Over the past few years, I have connected, re-connected and found new friends on the internet that I have become close to, just by the very proximity to them on my computer. That isn't to say that I don't have friends here in my hometown that I do things with, people here that we enjoy spending time with on a regular basis, etc. But with the growth of the internet, people I thought I'd lost touch with forever are back in my life and available to me at the touch of a few keys -- and people who I've met online (and quite often face to face at some point) have become such good friends that the idea of leaving home and moving somewhere new no longer holds such an array of questions and worries about being lonely, meeting new people, etc., that it did before. I feel like as long as we bring our computer and have access online, I'm bringing my friends with me, and won't feel as alone in a new place as I would have years ago.
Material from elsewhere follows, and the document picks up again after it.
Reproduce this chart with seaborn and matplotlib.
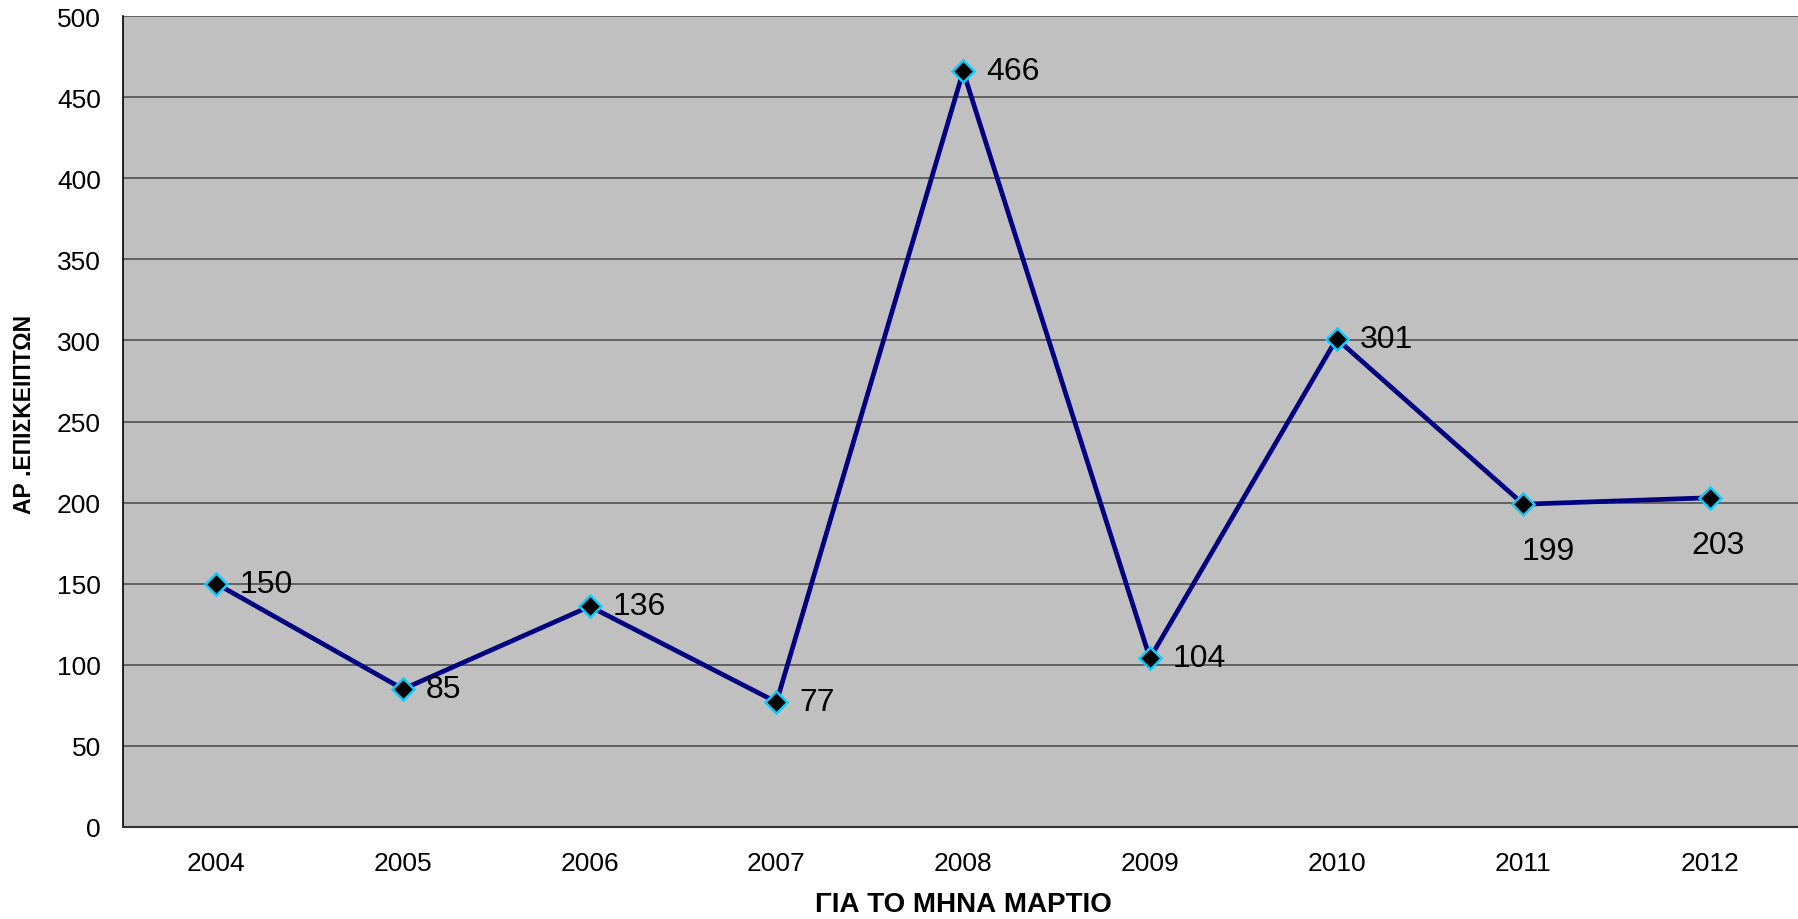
import matplotlib
matplotlib.use('Agg')
import matplotlib.pyplot as plt
import seaborn as sns
import pandas as pd

# Δεδομένα (επισκέπτες για τον μήνα Μάρτιο)
years = ['2004', '2005', '2006', '2007', '2008', '2009', '2010', '2011', '2012']
visitors = [150, 85, 136, 77, 466, 104, 301, 199, 203]
y_ticks = [0, 50, 100, 150, 200, 250, 300, 350, 400, 450, 500]

df = pd.DataFrame({'year': years, 'visitors': visitors})

sns.set_style('white')
plt.rcParams['font.family'] = ['Liberation Sans', 'DejaVu Sans']
plt.rcParams['text.color'] = 'black'
plt.rcParams['xtick.color'] = 'black'
plt.rcParams['ytick.color'] = 'black'
plt.rcParams['axes.labelcolor'] = 'black'

fig = plt.figure(figsize=(17.98, 9.2), dpi=100)
ax = fig.add_axes([0.0684, 0.1, 0.9346, 0.8815])
ax.set_facecolor('#c0c0c0')

sns.lineplot(data=df, x='year', y='visitors', ax=ax, color='#000080', linewidth=3.4,
             marker='D', markersize=11.5, markerfacecolor='black',
             markeredgecolor='#19c8f5', markeredgewidth=1.8, zorder=3)

# ετικέτες τιμών: οι δύο τελευταίες κάτω από το σημείο
label_offsets = {'2011': (25, -47, 'center'), '2012': (8, -47, 'center')}
for i, (yr, v) in enumerate(zip(years, visitors)):
    dx, dy, ha = label_offsets.get(yr, (23, 0, 'left'))
    ax.annotate(str(v), (i, v), xytext=(dx, dy), textcoords='offset pixels',
                ha=ha, va='center', fontsize=23, color='black', zorder=4)

ax.set_xlim(-0.5, len(years) - 0.5)
ax.set_ylim(0, 500)
ax.set_yticks(y_ticks)
ax.set_xticks(range(len(years)))
ax.set_xticklabels(years)
ax.set_xticks([i - 0.5 for i in range(len(years) + 1)], minor=True)

ax.tick_params(axis='x', which='major', length=0, labelsize=19, pad=17.5)
ax.tick_params(axis='x', which='minor', length=7, width=1, color='black', direction='out')
ax.tick_params(axis='y', length=7, width=1, color='black', direction='out', labelsize=19, pad=9)

ax.yaxis.grid(True, color='#5a5a5a', linewidth=1.3)
ax.set_axisbelow(True)
for s in ['top', 'right']:
    ax.spines[s].set_visible(False)
ax.spines['left'].set_color('black')
ax.spines['bottom'].set_color('#333333')
ax.spines['left'].set_linewidth(1.2)
ax.spines['bottom'].set_linewidth(1.5)

ax.set_xlabel('ΓΙΑ ΤΟ ΜΗΝΑ ΜΑΡΤΙΟ', fontsize=20, fontweight='bold', labelpad=11)
ax.set_ylabel('ΑΡ .ΕΠΙΣΚΕΙΠΤΩΝ', fontsize=16.5, fontweight='bold')
ax.yaxis.set_label_coords(-0.052, 0.51)

fig.savefig('out.png', dpi=100)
Does that make any sense?? Has anyone else moved to someplace completely new to them recently and felt the same way??

I have no idea if a move will happen... I'm excited by the prospect, as well as nervous about all the upheaval involved if it does... and honestly, I'm doubtful that it will, as my DH always seems to find something locally.

But - I was still surprised by how I felt about it, it was a new line of thought for me,and wondering if anyone else has been in the same shoes.

faline
03-19-2011, 04:31 PM
We have not done a major move but have considered it several times in similar circumstances.

You're right about the Internet though - it's great at being able to connect with people regularly and quickly and often leads to "face to face" friendships as well!

RedSoxFan
03-19-2011, 05:20 PM
You know, I was never a fan of FB. But I gave in over the summer and I love it. I'm connected with my close friends in Virginia and Massachusetts where we have lived. And also my high school friends and family.

As for moving, we've done it twice. First to Charlottesville, VA from Dartmouth, MA (where family is) for 6 yrs. In 2006 we moved to Ithaca (Lansing), NY and love it here and it's closer to home. It has worked out well both times and the kids do adjust even after all the complaining about leaving friends. With FB, they're connected and met friends before moving to NY.

I want to move back to MA; but will wait until Kourtney graduates HS --- she's in 8th grade now.

Mousefever
03-20-2011, 02:17 AM
I hadn't thought about moving in this way, but what you say makes a whole bunch of sense. I have dear friends all around the country, and I have everyday access to them through the internet. It does make a huge difference in how isolated someone would feel during a move to a different location.

Amy

disneydeb
03-20-2011, 10:57 AM
I'm staying where I am, unless we move to Celebration! LOL!:mickey:
Of course I am happy to have my computer to keep me connected to my friends!!

disney obsessed
03-21-2011, 06:29 PM
Life is an adventure, if you allow it to be.

MNNHFLTX
03-21-2011, 06:39 PM
We've done a lot of cross-country moves over the years and each time you just accept that you will have a period of limbo before you settle into a routine and make new friends, find new jobs, etc. I think after you do it once it's not so scary the next time. And I do agree that social networks like Facebook probably would help lessen the anxiety, although I wasn't a member the last time we moved in 2004 (actually I think that was the year FB was invented).

DisneyDog
03-23-2011, 04:57 PM
That is an interesting thought. We have been back in our home town for over six years now. We had an ill-fated move to Florida, where we lived for 3 years. I was incredibly lonely and home sick. I am sure if FB had been around then, it would have helped a great deal. However, it wasn't just the people that I missed. It was the familiarity of everything. Things down there felt so foreign to me. I didn't have my favorite hometown foods, couldn't see my favorite sports teams on tv, stuff like that. And, the lack of those things made me feel lonely and isolated from what I loved.

Melanie
03-23-2011, 05:07 PM
Social networking is a blessing to me with all the moving around we do. I know that I am in a different situation that you are describing though, since we have 'common ground' with other military folks who are also living in our new town. But still, I'm to the point now where I enjoy a fresh start every 3 years, regardless of how happy I am where I'm living (because we LOVE Florida). With my DH's military career coming to a close in a few years, it's kinda sad for me to think we are going to actually settle down somewhere.

Like Beth said, there is the limbo time, but after you take that leap the first time, it gets easier. Life's an adventure - seize it! I love where I grew up, but in hindsight I'm glad I didn't marry local and stay forever.